→ **Data**
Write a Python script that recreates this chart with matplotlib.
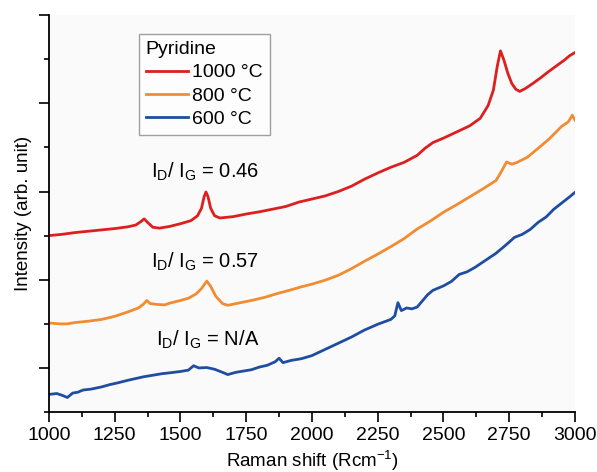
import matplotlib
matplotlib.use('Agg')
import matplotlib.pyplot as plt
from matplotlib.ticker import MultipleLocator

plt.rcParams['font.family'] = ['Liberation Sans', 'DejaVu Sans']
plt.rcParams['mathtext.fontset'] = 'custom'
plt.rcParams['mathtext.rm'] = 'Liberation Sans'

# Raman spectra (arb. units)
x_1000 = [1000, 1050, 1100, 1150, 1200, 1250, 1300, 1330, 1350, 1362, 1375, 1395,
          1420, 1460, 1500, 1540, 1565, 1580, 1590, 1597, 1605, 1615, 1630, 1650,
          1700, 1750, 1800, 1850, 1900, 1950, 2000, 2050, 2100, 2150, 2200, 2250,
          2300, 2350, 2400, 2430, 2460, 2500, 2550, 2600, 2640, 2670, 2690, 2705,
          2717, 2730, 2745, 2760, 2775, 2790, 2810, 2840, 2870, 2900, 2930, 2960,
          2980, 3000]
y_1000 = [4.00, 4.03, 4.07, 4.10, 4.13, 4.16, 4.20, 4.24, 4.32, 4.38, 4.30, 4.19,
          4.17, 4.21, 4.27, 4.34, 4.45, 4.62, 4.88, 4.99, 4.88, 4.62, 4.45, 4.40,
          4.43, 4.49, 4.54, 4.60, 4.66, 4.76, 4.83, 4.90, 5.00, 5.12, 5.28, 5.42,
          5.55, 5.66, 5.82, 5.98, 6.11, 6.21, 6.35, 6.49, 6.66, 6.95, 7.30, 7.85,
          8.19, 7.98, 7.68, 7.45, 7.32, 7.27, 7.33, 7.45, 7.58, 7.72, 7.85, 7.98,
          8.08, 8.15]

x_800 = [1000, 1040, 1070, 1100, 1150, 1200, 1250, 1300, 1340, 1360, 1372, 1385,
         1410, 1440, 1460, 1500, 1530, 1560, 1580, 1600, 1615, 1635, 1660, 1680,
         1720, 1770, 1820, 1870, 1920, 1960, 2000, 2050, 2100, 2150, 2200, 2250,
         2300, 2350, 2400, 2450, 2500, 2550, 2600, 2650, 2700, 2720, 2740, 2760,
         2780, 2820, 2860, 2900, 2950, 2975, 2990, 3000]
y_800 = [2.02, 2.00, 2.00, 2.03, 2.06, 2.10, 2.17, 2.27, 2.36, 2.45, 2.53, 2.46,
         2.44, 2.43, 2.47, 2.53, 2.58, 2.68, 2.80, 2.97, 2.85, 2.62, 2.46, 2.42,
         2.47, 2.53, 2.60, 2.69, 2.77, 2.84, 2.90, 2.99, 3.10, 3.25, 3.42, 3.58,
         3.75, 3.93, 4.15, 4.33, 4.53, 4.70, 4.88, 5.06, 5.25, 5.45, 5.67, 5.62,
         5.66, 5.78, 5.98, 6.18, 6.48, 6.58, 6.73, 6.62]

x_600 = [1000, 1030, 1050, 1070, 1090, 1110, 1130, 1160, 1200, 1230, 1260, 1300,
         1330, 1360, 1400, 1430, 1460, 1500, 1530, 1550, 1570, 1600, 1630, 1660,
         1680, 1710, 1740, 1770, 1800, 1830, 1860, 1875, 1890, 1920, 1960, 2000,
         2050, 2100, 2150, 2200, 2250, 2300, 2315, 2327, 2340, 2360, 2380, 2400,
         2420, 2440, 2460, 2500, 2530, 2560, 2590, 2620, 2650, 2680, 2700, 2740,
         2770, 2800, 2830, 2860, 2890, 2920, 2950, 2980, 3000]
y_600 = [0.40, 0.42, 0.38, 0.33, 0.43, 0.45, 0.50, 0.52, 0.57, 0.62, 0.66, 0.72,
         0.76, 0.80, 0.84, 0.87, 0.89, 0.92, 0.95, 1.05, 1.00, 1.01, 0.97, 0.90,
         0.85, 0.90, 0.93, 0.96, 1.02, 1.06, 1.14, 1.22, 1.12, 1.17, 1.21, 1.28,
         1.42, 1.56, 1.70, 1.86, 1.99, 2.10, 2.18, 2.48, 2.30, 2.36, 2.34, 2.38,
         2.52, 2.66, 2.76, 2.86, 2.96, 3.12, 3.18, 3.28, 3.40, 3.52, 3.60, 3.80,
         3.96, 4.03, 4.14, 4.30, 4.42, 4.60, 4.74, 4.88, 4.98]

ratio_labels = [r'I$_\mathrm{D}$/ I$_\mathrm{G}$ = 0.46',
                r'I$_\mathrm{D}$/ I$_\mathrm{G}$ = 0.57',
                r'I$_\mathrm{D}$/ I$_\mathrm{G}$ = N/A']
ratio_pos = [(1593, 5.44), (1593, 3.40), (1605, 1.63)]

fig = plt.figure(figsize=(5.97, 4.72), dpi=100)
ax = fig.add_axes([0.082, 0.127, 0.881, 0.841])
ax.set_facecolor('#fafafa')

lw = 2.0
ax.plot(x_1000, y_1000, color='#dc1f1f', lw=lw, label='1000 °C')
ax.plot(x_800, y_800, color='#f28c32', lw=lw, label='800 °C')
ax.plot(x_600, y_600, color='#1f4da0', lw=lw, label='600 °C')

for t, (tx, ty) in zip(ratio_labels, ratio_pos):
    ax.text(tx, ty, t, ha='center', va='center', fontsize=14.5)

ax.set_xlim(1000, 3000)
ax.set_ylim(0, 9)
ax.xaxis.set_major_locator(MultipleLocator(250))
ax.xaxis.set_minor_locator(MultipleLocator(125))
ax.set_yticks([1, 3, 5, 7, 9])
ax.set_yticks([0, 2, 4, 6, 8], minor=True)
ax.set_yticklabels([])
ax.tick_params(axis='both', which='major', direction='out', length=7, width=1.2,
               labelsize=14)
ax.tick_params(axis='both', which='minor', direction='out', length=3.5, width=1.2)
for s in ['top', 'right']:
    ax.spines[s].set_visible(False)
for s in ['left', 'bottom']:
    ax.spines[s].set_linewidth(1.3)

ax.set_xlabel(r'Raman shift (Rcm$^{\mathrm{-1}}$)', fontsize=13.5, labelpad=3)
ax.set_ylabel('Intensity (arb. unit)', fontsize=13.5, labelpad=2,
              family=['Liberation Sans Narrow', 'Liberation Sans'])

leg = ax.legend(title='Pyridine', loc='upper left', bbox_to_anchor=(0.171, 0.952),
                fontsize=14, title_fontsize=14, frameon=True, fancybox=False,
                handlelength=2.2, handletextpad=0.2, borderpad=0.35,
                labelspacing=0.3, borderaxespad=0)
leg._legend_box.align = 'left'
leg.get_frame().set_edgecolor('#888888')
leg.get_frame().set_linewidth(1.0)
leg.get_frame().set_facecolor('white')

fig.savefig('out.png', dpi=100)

→ **Exercise goal**
Restate the entire listing word for word, excluding pictures.

→ **Task output**
Write a Python script that recreates this chart with matplotlib.
import matplotlib
matplotlib.use('Agg')
import matplotlib.pyplot as plt
from matplotlib.ticker import MultipleLocator

plt.rcParams['font.family'] = ['Liberation Sans', 'DejaVu Sans']
plt.rcParams['mathtext.fontset'] = 'custom'
plt.rcParams['mathtext.rm'] = 'Liberation Sans'

# Raman spectra (arb. units)
x_1000 = [1000, 1050, 1100, 1150, 1200, 1250, 1300, 1330, 1350, 1362, 1375, 1395,
          1420, 1460, 1500, 1540, 1565, 1580, 1590, 1597, 1605, 1615, 1630, 1650,
          1700, 1750, 1800, 1850, 1900, 1950, 2000, 2050, 2100, 2150, 2200, 2250,
          2300, 2350, 2400, 2430, 2460, 2500, 2550, 2600, 2640, 2670, 2690, 2705,
          2717, 2730, 2745, 2760, 2775, 2790, 2810, 2840, 2870, 2900, 2930, 2960,
          2980, 3000]
y_1000 = [4.00, 4.03, 4.07, 4.10, 4.13, 4.16, 4.20, 4.24, 4.32, 4.38, 4.30, 4.19,
          4.17, 4.21, 4.27, 4.34, 4.45, 4.62, 4.88, 4.99, 4.88, 4.62, 4.45, 4.40,
          4.43, 4.49, 4.54, 4.60, 4.66, 4.76, 4.83, 4.90, 5.00, 5.12, 5.28, 5.42,
          5.55, 5.66, 5.82, 5.98, 6.11, 6.21, 6.35, 6.49, 6.66, 6.95, 7.30, 7.85,
          8.19, 7.98, 7.68, 7.45, 7.32, 7.27, 7.33, 7.45, 7.58, 7.72, 7.85, 7.98,
          8.08, 8.15]

x_800 = [1000, 1040, 1070, 1100, 1150, 1200, 1250, 1300, 1340, 1360, 1372, 1385,
         1410, 1440, 1460, 1500, 1530, 1560, 1580, 1600, 1615, 1635, 1660, 1680,
         1720, 1770, 1820, 1870, 1920, 1960, 2000, 2050, 2100, 2150, 2200, 2250,
         2300, 2350, 2400, 2450, 2500, 2550, 2600, 2650, 2700, 2720, 2740, 2760,
         2780, 2820, 2860, 2900, 2950, 2975, 2990, 3000]
y_800 = [2.02, 2.00, 2.00, 2.03, 2.06, 2.10, 2.17, 2.27, 2.36, 2.45, 2.53, 2.46,
         2.44, 2.43, 2.47, 2.53, 2.58, 2.68, 2.80, 2.97, 2.85, 2.62, 2.46, 2.42,
         2.47, 2.53, 2.60, 2.69, 2.77, 2.84, 2.90, 2.99, 3.10, 3.25, 3.42, 3.58,
         3.75, 3.93, 4.15, 4.33, 4.53, 4.70, 4.88, 5.06, 5.25, 5.45, 5.67, 5.62,
         5.66, 5.78, 5.98, 6.18, 6.48, 6.58, 6.73, 6.62]

x_600 = [1000, 1030, 1050, 1070, 1090, 1110, 1130, 1160, 1200, 1230, 1260, 1300,
         1330, 1360, 1400, 1430, 1460, 1500, 1530, 1550, 1570, 1600, 1630, 1660,
         1680, 1710, 1740, 1770, 1800, 1830, 1860, 1875, 1890, 1920, 1960, 2000,
         2050, 2100, 2150, 2200, 2250, 2300, 2315, 2327, 2340, 2360, 2380, 2400,
         2420, 2440, 2460, 2500, 2530, 2560, 2590, 2620, 2650, 2680, 2700, 2740,
         2770, 2800, 2830, 2860, 2890, 2920, 2950, 2980, 3000]
y_600 = [0.40, 0.42, 0.38, 0.33, 0.43, 0.45, 0.50, 0.52, 0.57, 0.62, 0.66, 0.72,
         0.76, 0.80, 0.84, 0.87, 0.89, 0.92, 0.95, 1.05, 1.00, 1.01, 0.97, 0.90,
         0.85, 0.90, 0.93, 0.96, 1.02, 1.06, 1.14, 1.22, 1.12, 1.17, 1.21, 1.28,
         1.42, 1.56, 1.70, 1.86, 1.99, 2.10, 2.18, 2.48, 2.30, 2.36, 2.34, 2.38,
         2.52, 2.66, 2.76, 2.86, 2.96, 3.12, 3.18, 3.28, 3.40, 3.52, 3.60, 3.80,
         3.96, 4.03, 4.14, 4.30, 4.42, 4.60, 4.74, 4.88, 4.98]

ratio_labels = [r'I$_\mathrm{D}$/ I$_\mathrm{G}$ = 0.46',
                r'I$_\mathrm{D}$/ I$_\mathrm{G}$ = 0.57',
                r'I$_\mathrm{D}$/ I$_\mathrm{G}$ = N/A']
ratio_pos = [(1593, 5.44), (1593, 3.40), (1605, 1.63)]

fig = plt.figure(figsize=(5.97, 4.72), dpi=100)
ax = fig.add_axes([0.082, 0.127, 0.881, 0.841])
ax.set_facecolor('#fafafa')

lw = 2.0
ax.plot(x_1000, y_1000, color='#dc1f1f', lw=lw, label='1000 °C')
ax.plot(x_800, y_800, color='#f28c32', lw=lw, label='800 °C')
ax.plot(x_600, y_600, color='#1f4da0', lw=lw, label='600 °C')

for t, (tx, ty) in zip(ratio_labels, ratio_pos):
    ax.text(tx, ty, t, ha='center', va='center', fontsize=14.5)

ax.set_xlim(1000, 3000)
ax.set_ylim(0, 9)
ax.xaxis.set_major_locator(MultipleLocator(250))
ax.xaxis.set_minor_locator(MultipleLocator(125))
ax.set_yticks([1, 3, 5, 7, 9])
ax.set_yticks([0, 2, 4, 6, 8], minor=True)
ax.set_yticklabels([])
ax.tick_params(axis='both', which='major', direction='out', length=7, width=1.2,
               labelsize=14)
ax.tick_params(axis='both', which='minor', direction='out', length=3.5, width=1.2)
for s in ['top', 'right']:
    ax.spines[s].set_visible(False)
for s in ['left', 'bottom']:
    ax.spines[s].set_linewidth(1.3)

ax.set_xlabel(r'Raman shift (Rcm$^{\mathrm{-1}}$)', fontsize=13.5, labelpad=3)
ax.set_ylabel('Intensity (arb. unit)', fontsize=13.5, labelpad=2,
              family=['Liberation Sans Narrow', 'Liberation Sans'])

leg = ax.legend(title='Pyridine', loc='upper left', bbox_to_anchor=(0.171, 0.952),
                fontsize=14, title_fontsize=14, frameon=True, fancybox=False,
                handlelength=2.2, handletextpad=0.2, borderpad=0.35,
                labelspacing=0.3, borderaxespad=0)
leg._legend_box.align = 'left'
leg.get_frame().set_edgecolor('#888888')
leg.get_frame().set_linewidth(1.0)
leg.get_frame().set_facecolor('white')

fig.savefig('out.png', dpi=100)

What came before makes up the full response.